[Written exercise] Skip the pictures. Reproduce all other material exactly.

-- START --

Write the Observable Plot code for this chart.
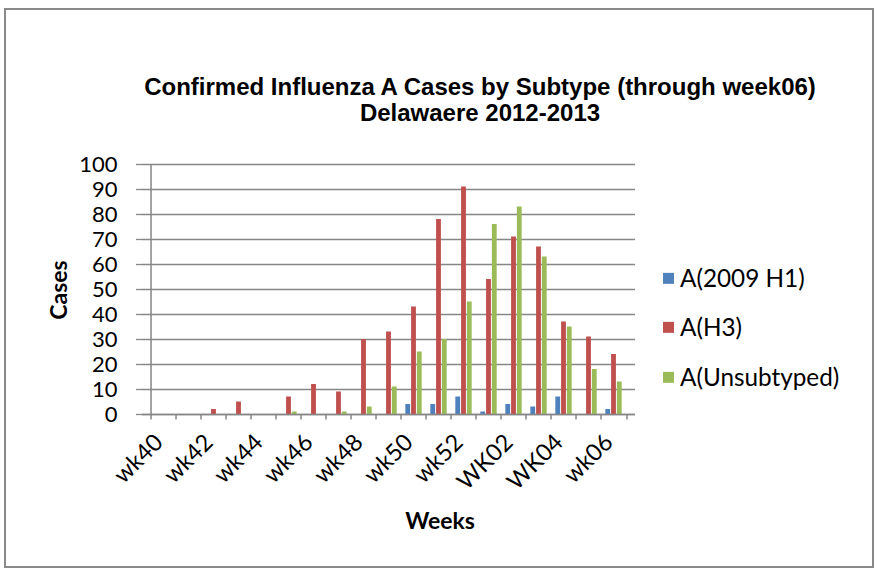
<!DOCTYPE html>
<html>
<head>
<meta charset="utf-8">
<script src="https://cdn.jsdelivr.net/npm/d3@7"></script>
<script src="https://cdn.jsdelivr.net/npm/@observablehq/plot@0.6"></script>
<style>
  body { margin: 0; background: #fff; }
  #wrap { position: relative; width: 877px; height: 572px; overflow: hidden; background: #fff; }
  #border { position: absolute; left: 4px; top: 8px; width: 866px; height: 556px; border: 2px solid #898989; }
  #chart { position: absolute; left: 0; top: 0; }
  .title { position: absolute; left: 480px; transform: translate(-50%,-50%); white-space: nowrap; line-height: 1;
           font-family: "Liberation Sans", Arial, sans-serif; font-weight: bold; font-size: 24px; color: #000; }
  .axt { position: absolute; white-space: nowrap; line-height: 1; font-family: Lato, sans-serif; font-weight: bold; font-size: 23px; color: #000; }
  .leg { position: absolute; left: 663px; white-space: nowrap; line-height: 1; font-family: Lato, sans-serif; font-size: 24.3px; color: #000; display: flex; align-items: center; }
  .leg span.sw { display: inline-block; width: 11px; height: 11px; margin-right: 6px; }
</style>
</head>
<body>
<div id="wrap">
  <div id="border"></div>
  <div id="chart"></div>
  <div class="title" style="top:87px">Confirmed Influenza A Cases by Subtype (through week06)</div>
  <div class="title" style="top:113px">Delawaere 2012-2013</div>
  <div class="axt" style="left:58px; top:290px; transform: translate(-50%,-50%) rotate(-90deg);">Cases</div>
  <div class="axt" style="left:440px; top:520px; transform: translate(-50%,-50%);">Weeks</div>
  <div id="legend"></div>
</div>
<script>
const weeks = ["wk40","wk41","wk42","wk43","wk44","wk45","wk46","wk47","wk48","wk49","wk50","wk51","wk52","WK01","WK02","WK03","WK04","wk05","wk06"];
const h1   = [0,0,0,0,0,0,0,0,0,0,4,4,7,1,4,3,7,0,2];
const h3   = [0,0,2,5,0,7,12,9,30,33,43,78,91,54,71,67,37,31,24];
const unst = [0,0,0,0,0,1,0,1,3,11,25,30,45,76,83,63,35,18,13];
const seriesNames = ["A(2009 H1)","A(H3)","A(Unsubtyped)"];
const seriesColors = ["#4F81BD","#C0504D","#9BBB59"];
const yTicks = [0,10,20,30,40,50,60,70,80,90,100];
const xLabels = ["wk40","wk42","wk44","wk46","wk48","wk50","wk52","WK02","WK04","wk06"];

const W = 877, H = 572;
const mL = 142, mR = 242, mT = 164, mB = 158;
const step = (W - mL - mR) / weeks.length;
const groupW = step / 1.5;
const barW = groupW / 3;
const off = (step - groupW) / 2;

const allSeries = [h1, h3, unst];
const barMarks = allSeries.map((vals, i) =>
  Plot.barY(weeks.map((w, j) => ({week: w, v: vals[j]})), {
    x: "week", y: "v", fill: seriesColors[i],
    insetLeft: off + barW * i,
    insetRight: step - off - barW * (i + 1)
  })
);

const plot = Plot.plot({
  width: W, height: H,
  marginLeft: mL, marginRight: mR, marginTop: mT, marginBottom: mB,
  style: {fontFamily: "Lato, sans-serif", background: "transparent"},
  x: {type: "band", domain: weeks, padding: 0, axis: null},
  y: {domain: [0, 100], axis: null},
  marks: [
    Plot.ruleY(yTicks, {stroke: "#868686", strokeWidth: 1.3}),
    ...barMarks,
    Plot.axisY({ticks: yTicks, tickSize: 6, tickPadding: 19, fontSize: 22, stroke: "#868686", strokeWidth: 1.3, label: null, color: "#000"}),
    Plot.ruleX([weeks[0]], {x: d => d, dx: -step/2, stroke: "#868686", strokeWidth: 1.5}),
    Plot.ruleY([0], {stroke: "#868686", strokeWidth: 1.5}),
    Plot.ruleX(weeks, {x: d => d, y1: 0, y2: -2.2, dx: -step/2, stroke: "#868686", strokeWidth: 1.5}),
    Plot.ruleX([weeks[weeks.length-1]], {x: d => d, y1: 0, y2: -2.2, dx: step/2, stroke: "#868686", strokeWidth: 1.5}),
    Plot.text(xLabels, {x: d => d, y: 0, dy: 24, dx: -5, rotate: -45, textAnchor: "end", lineAnchor: "middle", fontSize: 23.5, fill: "#000"})
  ]
});
document.getElementById("chart").appendChild(plot);

const leg = document.getElementById("legend");
const legY = [278, 327, 377];
seriesNames.forEach((n, i) => {
  const d = document.createElement("div");
  d.className = "leg";
  d.style.top = legY[i] + "px";
  d.style.transform = "translateY(-50%)";
  d.innerHTML = `<span class="sw" style="background:${seriesColors[i]}"></span>${n}`;
  leg.appendChild(d);
});
</script>
</body>
</html>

-- END --

[Written solution]
Write the Observable Plot code for this chart.
<!DOCTYPE html>
<html>
<head>
<meta charset="utf-8">
<script src="https://cdn.jsdelivr.net/npm/d3@7"></script>
<script src="https://cdn.jsdelivr.net/npm/@observablehq/plot@0.6"></script>
<style>
  body { margin: 0; background: #fff; }
  #wrap { position: relative; width: 877px; height: 572px; overflow: hidden; background: #fff; }
  #border { position: absolute; left: 4px; top: 8px; width: 866px; height: 556px; border: 2px solid #898989; }
  #chart { position: absolute; left: 0; top: 0; }
  .title { position: absolute; left: 480px; transform: translate(-50%,-50%); white-space: nowrap; line-height: 1;
           font-family: "Liberation Sans", Arial, sans-serif; font-weight: bold; font-size: 24px; color: #000; }
  .axt { position: absolute; white-space: nowrap; line-height: 1; font-family: Lato, sans-serif; font-weight: bold; font-size: 23px; color: #000; }
  .leg { position: absolute; left: 663px; white-space: nowrap; line-height: 1; font-family: Lato, sans-serif; font-size: 24.3px; color: #000; display: flex; align-items: center; }
  .leg span.sw { display: inline-block; width: 11px; height: 11px; margin-right: 6px; }
</style>
</head>
<body>
<div id="wrap">
  <div id="border"></div>
  <div id="chart"></div>
  <div class="title" style="top:87px">Confirmed Influenza A Cases by Subtype (through week06)</div>
  <div class="title" style="top:113px">Delawaere 2012-2013</div>
  <div class="axt" style="left:58px; top:290px; transform: translate(-50%,-50%) rotate(-90deg);">Cases</div>
  <div class="axt" style="left:440px; top:520px; transform: translate(-50%,-50%);">Weeks</div>
  <div id="legend"></div>
</div>
<script>
const weeks = ["wk40","wk41","wk42","wk43","wk44","wk45","wk46","wk47","wk48","wk49","wk50","wk51","wk52","WK01","WK02","WK03","WK04","wk05","wk06"];
const h1   = [0,0,0,0,0,0,0,0,0,0,4,4,7,1,4,3,7,0,2];
const h3   = [0,0,2,5,0,7,12,9,30,33,43,78,91,54,71,67,37,31,24];
const unst = [0,0,0,0,0,1,0,1,3,11,25,30,45,76,83,63,35,18,13];
const seriesNames = ["A(2009 H1)","A(H3)","A(Unsubtyped)"];
const seriesColors = ["#4F81BD","#C0504D","#9BBB59"];
const yTicks = [0,10,20,30,40,50,60,70,80,90,100];
const xLabels = ["wk40","wk42","wk44","wk46","wk48","wk50","wk52","WK02","WK04","wk06"];

const W = 877, H = 572;
const mL = 142, mR = 242, mT = 164, mB = 158;
const step = (W - mL - mR) / weeks.length;
const groupW = step / 1.5;
const barW = groupW / 3;
const off = (step - groupW) / 2;

const allSeries = [h1, h3, unst];
const barMarks = allSeries.map((vals, i) =>
  Plot.barY(weeks.map((w, j) => ({week: w, v: vals[j]})), {
    x: "week", y: "v", fill: seriesColors[i],
    insetLeft: off + barW * i,
    insetRight: step - off - barW * (i + 1)
  })
);

const plot = Plot.plot({
  width: W, height: H,
  marginLeft: mL, marginRight: mR, marginTop: mT, marginBottom: mB,
  style: {fontFamily: "Lato, sans-serif", background: "transparent"},
  x: {type: "band", domain: weeks, padding: 0, axis: null},
  y: {domain: [0, 100], axis: null},
  marks: [
    Plot.ruleY(yTicks, {stroke: "#868686", strokeWidth: 1.3}),
    ...barMarks,
    Plot.axisY({ticks: yTicks, tickSize: 6, tickPadding: 19, fontSize: 22, stroke: "#868686", strokeWidth: 1.3, label: null, color: "#000"}),
    Plot.ruleX([weeks[0]], {x: d => d, dx: -step/2, stroke: "#868686", strokeWidth: 1.5}),
    Plot.ruleY([0], {stroke: "#868686", strokeWidth: 1.5}),
    Plot.ruleX(weeks, {x: d => d, y1: 0, y2: -2.2, dx: -step/2, stroke: "#868686", strokeWidth: 1.5}),
    Plot.ruleX([weeks[weeks.length-1]], {x: d => d, y1: 0, y2: -2.2, dx: step/2, stroke: "#868686", strokeWidth: 1.5}),
    Plot.text(xLabels, {x: d => d, y: 0, dy: 24, dx: -5, rotate: -45, textAnchor: "end", lineAnchor: "middle", fontSize: 23.5, fill: "#000"})
  ]
});
document.getElementById("chart").appendChild(plot);

const leg = document.getElementById("legend");
const legY = [278, 327, 377];
seriesNames.forEach((n, i) => {
  const d = document.createElement("div");
  d.className = "leg";
  d.style.top = legY[i] + "px";
  d.style.transform = "translateY(-50%)";
  d.innerHTML = `<span class="sw" style="background:${seriesColors[i]}"></span>${n}`;
  leg.appendChild(d);
});
</script>
</body>
</html>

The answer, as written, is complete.